En conclusion, nous traversons une époque de nationalisme paroxysmal. Seules des solutions entières satisferont pour un temps les nations assoiffées de vivre leur vie. Libération des nations sans mutilation d'autres nations : telle est la formule génératrice d'un équilibre stable, loyalement acceptable au bout de peu d'années par vainqueurs et vaincus.

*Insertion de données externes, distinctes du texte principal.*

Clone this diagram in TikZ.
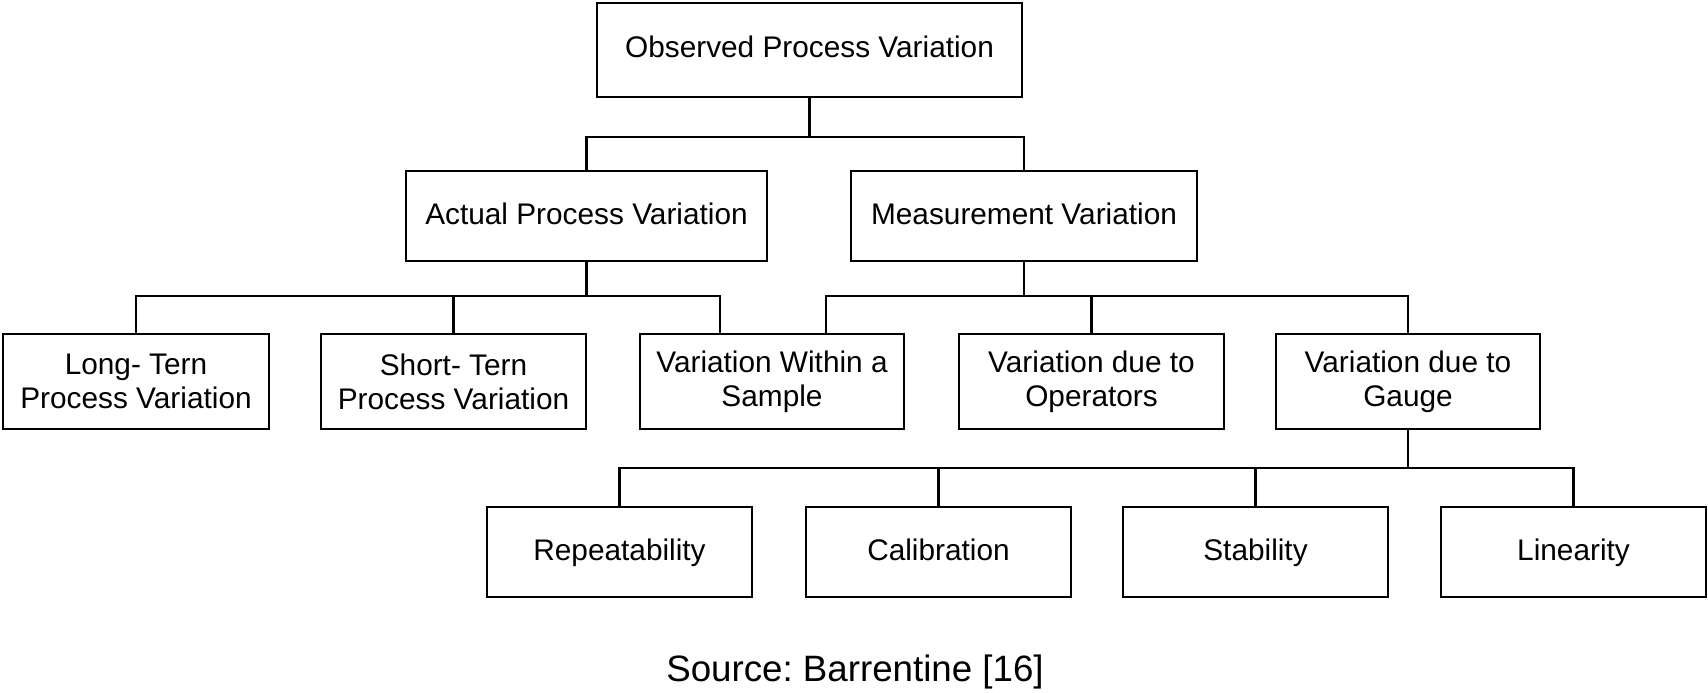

Cet état de trêve loyale permet d'autres prévisions — certainement prématurées dans le feu de l'action, mais que pressent celui qui scrute l'horizon. De même que les beaux temps de l'Europe dynastique sont passés, de même l'Europe nationaliste se sentira un jour lassée. Tandis que les problèmes économiques et sociaux deviendront la préoccupation dominante, les pays sentiront le besoin d'une plus grande solidarité ; ils aspireront à niveler les frontières — économiques tout d'abord, — à former en quelque sorte une confédération dont la Suisse offre le prototype. Plus que dans le maintien d'une tradition historique, nous voyons le rôle de notre pays dans la mission qu'il remplit aujourd'hui en tendant les mains aux belligérants par-dessus la mêlée, dans l'exemple d'unité, malgré les origines diverses, qu'il donne en fait au monde pour l'avenir. Peu à peu, pas à pas, dans un avenir indéterminé mais qui paraît certain en dépit de l'heure présente, les nations se forgeront des liens qui les uniront fraternellement et se grouperont d'elles-mêmes autour de ce noyau de cristallisation.